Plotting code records

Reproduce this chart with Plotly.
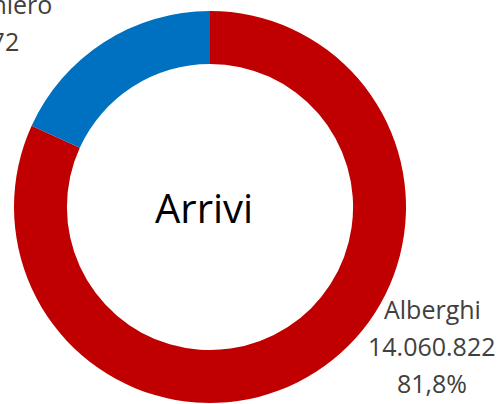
import plotly.graph_objects as go

labels = ["Alberghi", "Extralberghiero"]
values = [14060822, 3127872]
colors = ["#C00000", "#0070C0"]
center_text = "Arrivi"

W, H = 504, 404


def fmt_int(v):
    return f"{v:,}".replace(",", ".")


def fmt_pct(v, tot):
    return f"{v / tot * 100:.1f}%".replace(".", ",")


total = sum(values)

fig = go.Figure(
    go.Pie(
        labels=labels,
        values=values,
        hole=0.73,
        sort=False,
        direction="clockwise",
        rotation=0,
        marker=dict(colors=colors, line=dict(width=0)),
        textinfo="none",
        hoverinfo="label+value+percent",
        domain=dict(x=[14 / W, 406 / W], y=[1 - 403 / H, 1 - 11 / H]),
        showlegend=False,
    )
)

# label blocks: centre x and baseline of the first line, in pixels
label_pos = [(432, 318), (-38, 13)]
line_gap = 37
font = "Open Sans, Noto Sans, sans-serif"
for lab, val, (px_, base) in zip(labels, values, label_pos):
    lines = [lab, fmt_int(val), fmt_pct(val, total)]
    for i, t in enumerate(lines):
        yc = base + i * line_gap - 9
        fig.add_annotation(
            x=px_ / W,
            y=1 - yc / H,
            xref="paper",
            yref="paper",
            text=t,
            showarrow=False,
            xanchor="center",
            yanchor="middle",
            font=dict(family=font, size=25, color="#404040"),
        )

fig.add_annotation(
    x=204 / W,
    y=1 - 207 / H,
    xref="paper",
    yref="paper",
    text=center_text,
    showarrow=False,
    xanchor="center",
    yanchor="middle",
    font=dict(family=font, size=40, color="#000000"),
)

fig.update_layout(
    width=W,
    height=H,
    margin=dict(l=0, r=0, t=0, b=0),
    paper_bgcolor="white",
    plot_bgcolor="white",
)

fig.write_html(
    "out.html",
    config={"displayModeBar": False},
    post_script="document.body.style.margin='0px';",
)
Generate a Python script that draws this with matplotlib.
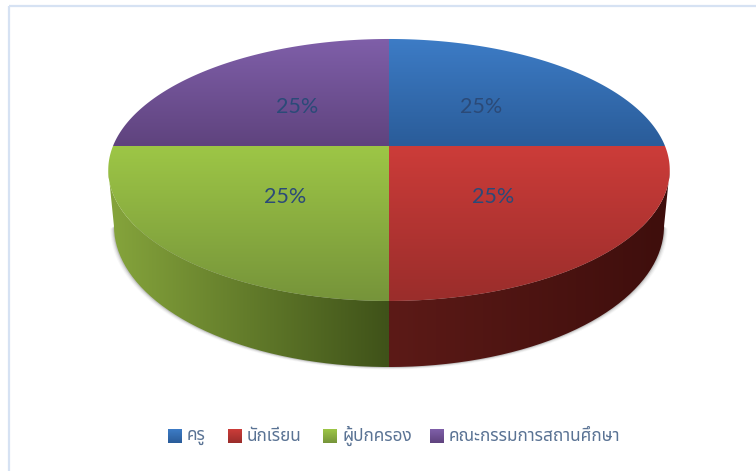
import numpy as np
import matplotlib
matplotlib.use("Agg")
import matplotlib.pyplot as plt
from matplotlib.colors import LinearSegmentedColormap
from matplotlib.patches import PathPatch, Polygon, Rectangle
from matplotlib.path import Path

labels = ["ครู", "นักเรียน", "ผู้ปกครอง", "คณะกรรมการสถานศึกษา"]
values = [25, 25, 25, 25]

top_colors = [("#3d7cc6", "#2a5c99"), ("#cc3c39", "#9a2d2b"), ("#9dc646", "#76943a"), ("#7f5fa9", "#5f437e")]
side_colors = [("#2a5d9a", "#1f4674"), ("#5c1a17", "#3e0e0c"), ("#86a53c", "#3f5219"), ("#5d4480", "#46305f")]
text_color = "#2b4a78"
legend_text = "#5a7394"
frame_color = "#d6e2f3"

fig_w, fig_h = 756, 471
cx, cy = 389, 146
a_top, b_top = 276, 126.6
a_bot, b_bot = 270.4, 136.3
y_bot = 200.2
k = 0.183  # perspective

thai_fonts = ["Noto Sans Thai", "Noto Sans", "DejaVu Sans", "Liberation Sans"]


def project(th, r=1.0, a=a_top, b=b_top, y0=cy):
    # th is clockwise from the top of the pie
    u = r * np.sin(th)
    v = r * np.cos(th)
    w = 1 + k * v
    return cx + a * u / w, y0 - b * v / w


def gradient(ax, path, c0, c1, horizontal=False):
    xs, ys = path.vertices[:, 0], path.vertices[:, 1]
    cmap = LinearSegmentedColormap.from_list("g", [c0, c1])
    ramp = np.linspace(0, 1, 256)
    ramp = ramp.reshape(1, -1) if horizontal else ramp.reshape(-1, 1)
    im = ax.imshow(ramp, cmap=cmap, extent=(xs.min(), xs.max(), ys.max(), ys.min()),
                   aspect="auto", interpolation="bilinear", zorder=3)
    im.set_clip_path(PathPatch(path, transform=ax.transData))


fig = plt.figure(figsize=(fig_w / 100, fig_h / 100), dpi=100)
ax = fig.add_axes([0, 0, 1, 1])
ax.axis("off")

# frame
ax.add_patch(Rectangle((9, 6), 800, 600, fill=False, ec=frame_color, lw=1.6, zorder=1))

angles = 2 * np.pi * np.cumsum([0] + values) / sum(values)
vis_a = np.pi / 2 + np.arcsin(k)
vis_b = 3 * np.pi / 2 - np.arcsin(k)

# soft shadow under the pie
t = np.linspace(vis_a, vis_b, 100)
for grow, alpha in zip([3.5, 2.5, 1.5, 0.8], [0.05, 0.09, 0.13, 0.18]):
    x, y = project(t, a=a_bot + grow, b=b_bot, y0=y_bot + grow * 0.7)
    ax.add_patch(Polygon(np.column_stack([x, y]), closed=True, fc="#606060", ec="none", alpha=alpha, zorder=2))

# side wall
for i in range(len(values)):
    lo = max(angles[i], vis_a)
    hi = min(angles[i + 1], vis_b)
    if hi <= lo:
        continue
    t = np.linspace(lo, hi, 80)
    x1, y1 = project(t)
    x2, y2 = project(t[::-1], a=a_bot, b=b_bot, y0=y_bot)
    path = Path(np.column_stack([np.r_[x1, x2], np.r_[y1, y2]]))
    gradient(ax, path, side_colors[i][0], side_colors[i][1], horizontal=True)

# top face
for i in range(len(values)):
    t = np.linspace(angles[i], angles[i + 1], 120)
    x, y = project(t)
    path = Path(np.column_stack([np.r_[cx, x, cx], np.r_[cy, y, cy]]))
    gradient(ax, path, top_colors[i][0], top_colors[i][1])

# value labels
for i, v in enumerate(values):
    mid = (angles[i] + angles[i + 1]) / 2
    x, y = project(mid, r=0.5)
    ax.text(x, y + 3, "%d%%" % round(100 * v / sum(values)), ha="center", va="center",
            family="Lato", fontsize=15.5, color=text_color, zorder=5)

# legend
swatch_x = [168, 228, 323, 430]
for i, lab in enumerate(labels):
    s = swatch_x[i]
    path = Path([(s, 429), (s + 14, 429), (s + 14, 443), (s, 443), (s, 429)])
    gradient(ax, path, top_colors[i][0], top_colors[i][1])
    ax.text(s + 19, 436, lab, ha="left", va="center", family=thai_fonts, fontsize=12.4,
            color=legend_text, zorder=5)

ax.set_xlim(0, fig_w)
ax.set_ylim(fig_h, 0)
fig.savefig("out.png", dpi=100, facecolor="white")
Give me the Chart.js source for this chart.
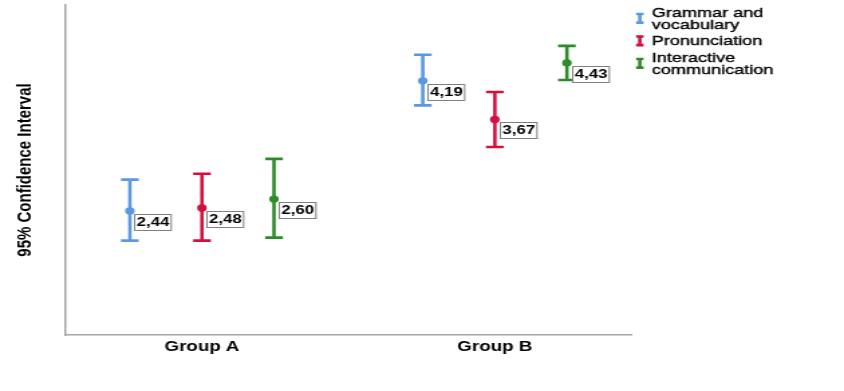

### [What needs to be done]
Transcribe the records above verbatim. Do not carry over any picture.

### [Task answer]
Reproduce this chart with Plotly.
import plotly.graph_objects as go

labels = ["Alberghi", "Extralberghiero"]
values = [14060822, 3127872]
colors = ["#C00000", "#0070C0"]
center_text = "Arrivi"

W, H = 504, 404


def fmt_int(v):
    return f"{v:,}".replace(",", ".")


def fmt_pct(v, tot):
    return f"{v / tot * 100:.1f}%".replace(".", ",")


total = sum(values)

fig = go.Figure(
    go.Pie(
        labels=labels,
        values=values,
        hole=0.73,
        sort=False,
        direction="clockwise",
        rotation=0,
        marker=dict(colors=colors, line=dict(width=0)),
        textinfo="none",
        hoverinfo="label+value+percent",
        domain=dict(x=[14 / W, 406 / W], y=[1 - 403 / H, 1 - 11 / H]),
        showlegend=False,
    )
)

# label blocks: centre x and baseline of the first line, in pixels
label_pos = [(432, 318), (-38, 13)]
line_gap = 37
font = "Open Sans, Noto Sans, sans-serif"
for lab, val, (px_, base) in zip(labels, values, label_pos):
    lines = [lab, fmt_int(val), fmt_pct(val, total)]
    for i, t in enumerate(lines):
        yc = base + i * line_gap - 9
        fig.add_annotation(
            x=px_ / W,
            y=1 - yc / H,
            xref="paper",
            yref="paper",
            text=t,
            showarrow=False,
            xanchor="center",
            yanchor="middle",
            font=dict(family=font, size=25, color="#404040"),
        )

fig.add_annotation(
    x=204 / W,
    y=1 - 207 / H,
    xref="paper",
    yref="paper",
    text=center_text,
    showarrow=False,
    xanchor="center",
    yanchor="middle",
    font=dict(family=font, size=40, color="#000000"),
)

fig.update_layout(
    width=W,
    height=H,
    margin=dict(l=0, r=0, t=0, b=0),
    paper_bgcolor="white",
    plot_bgcolor="white",
)

fig.write_html(
    "out.html",
    config={"displayModeBar": False},
    post_script="document.body.style.margin='0px';",
)
Generate a Python script that draws this with matplotlib.
import numpy as np
import matplotlib
matplotlib.use("Agg")
import matplotlib.pyplot as plt
from matplotlib.colors import LinearSegmentedColormap
from matplotlib.patches import PathPatch, Polygon, Rectangle
from matplotlib.path import Path

labels = ["ครู", "นักเรียน", "ผู้ปกครอง", "คณะกรรมการสถานศึกษา"]
values = [25, 25, 25, 25]

top_colors = [("#3d7cc6", "#2a5c99"), ("#cc3c39", "#9a2d2b"), ("#9dc646", "#76943a"), ("#7f5fa9", "#5f437e")]
side_colors = [("#2a5d9a", "#1f4674"), ("#5c1a17", "#3e0e0c"), ("#86a53c", "#3f5219"), ("#5d4480", "#46305f")]
text_color = "#2b4a78"
legend_text = "#5a7394"
frame_color = "#d6e2f3"

fig_w, fig_h = 756, 471
cx, cy = 389, 146
a_top, b_top = 276, 126.6
a_bot, b_bot = 270.4, 136.3
y_bot = 200.2
k = 0.183  # perspective

thai_fonts = ["Noto Sans Thai", "Noto Sans", "DejaVu Sans", "Liberation Sans"]


def project(th, r=1.0, a=a_top, b=b_top, y0=cy):
    # th is clockwise from the top of the pie
    u = r * np.sin(th)
    v = r * np.cos(th)
    w = 1 + k * v
    return cx + a * u / w, y0 - b * v / w


def gradient(ax, path, c0, c1, horizontal=False):
    xs, ys = path.vertices[:, 0], path.vertices[:, 1]
    cmap = LinearSegmentedColormap.from_list("g", [c0, c1])
    ramp = np.linspace(0, 1, 256)
    ramp = ramp.reshape(1, -1) if horizontal else ramp.reshape(-1, 1)
    im = ax.imshow(ramp, cmap=cmap, extent=(xs.min(), xs.max(), ys.max(), ys.min()),
                   aspect="auto", interpolation="bilinear", zorder=3)
    im.set_clip_path(PathPatch(path, transform=ax.transData))


fig = plt.figure(figsize=(fig_w / 100, fig_h / 100), dpi=100)
ax = fig.add_axes([0, 0, 1, 1])
ax.axis("off")

# frame
ax.add_patch(Rectangle((9, 6), 800, 600, fill=False, ec=frame_color, lw=1.6, zorder=1))

angles = 2 * np.pi * np.cumsum([0] + values) / sum(values)
vis_a = np.pi / 2 + np.arcsin(k)
vis_b = 3 * np.pi / 2 - np.arcsin(k)

# soft shadow under the pie
t = np.linspace(vis_a, vis_b, 100)
for grow, alpha in zip([3.5, 2.5, 1.5, 0.8], [0.05, 0.09, 0.13, 0.18]):
    x, y = project(t, a=a_bot + grow, b=b_bot, y0=y_bot + grow * 0.7)
    ax.add_patch(Polygon(np.column_stack([x, y]), closed=True, fc="#606060", ec="none", alpha=alpha, zorder=2))

# side wall
for i in range(len(values)):
    lo = max(angles[i], vis_a)
    hi = min(angles[i + 1], vis_b)
    if hi <= lo:
        continue
    t = np.linspace(lo, hi, 80)
    x1, y1 = project(t)
    x2, y2 = project(t[::-1], a=a_bot, b=b_bot, y0=y_bot)
    path = Path(np.column_stack([np.r_[x1, x2], np.r_[y1, y2]]))
    gradient(ax, path, side_colors[i][0], side_colors[i][1], horizontal=True)

# top face
for i in range(len(values)):
    t = np.linspace(angles[i], angles[i + 1], 120)
    x, y = project(t)
    path = Path(np.column_stack([np.r_[cx, x, cx], np.r_[cy, y, cy]]))
    gradient(ax, path, top_colors[i][0], top_colors[i][1])

# value labels
for i, v in enumerate(values):
    mid = (angles[i] + angles[i + 1]) / 2
    x, y = project(mid, r=0.5)
    ax.text(x, y + 3, "%d%%" % round(100 * v / sum(values)), ha="center", va="center",
            family="Lato", fontsize=15.5, color=text_color, zorder=5)

# legend
swatch_x = [168, 228, 323, 430]
for i, lab in enumerate(labels):
    s = swatch_x[i]
    path = Path([(s, 429), (s + 14, 429), (s + 14, 443), (s, 443), (s, 429)])
    gradient(ax, path, top_colors[i][0], top_colors[i][1])
    ax.text(s + 19, 436, lab, ha="left", va="center", family=thai_fonts, fontsize=12.4,
            color=legend_text, zorder=5)

ax.set_xlim(0, fig_w)
ax.set_ylim(fig_h, 0)
fig.savefig("out.png", dpi=100, facecolor="white")
Give me the Chart.js source for this chart.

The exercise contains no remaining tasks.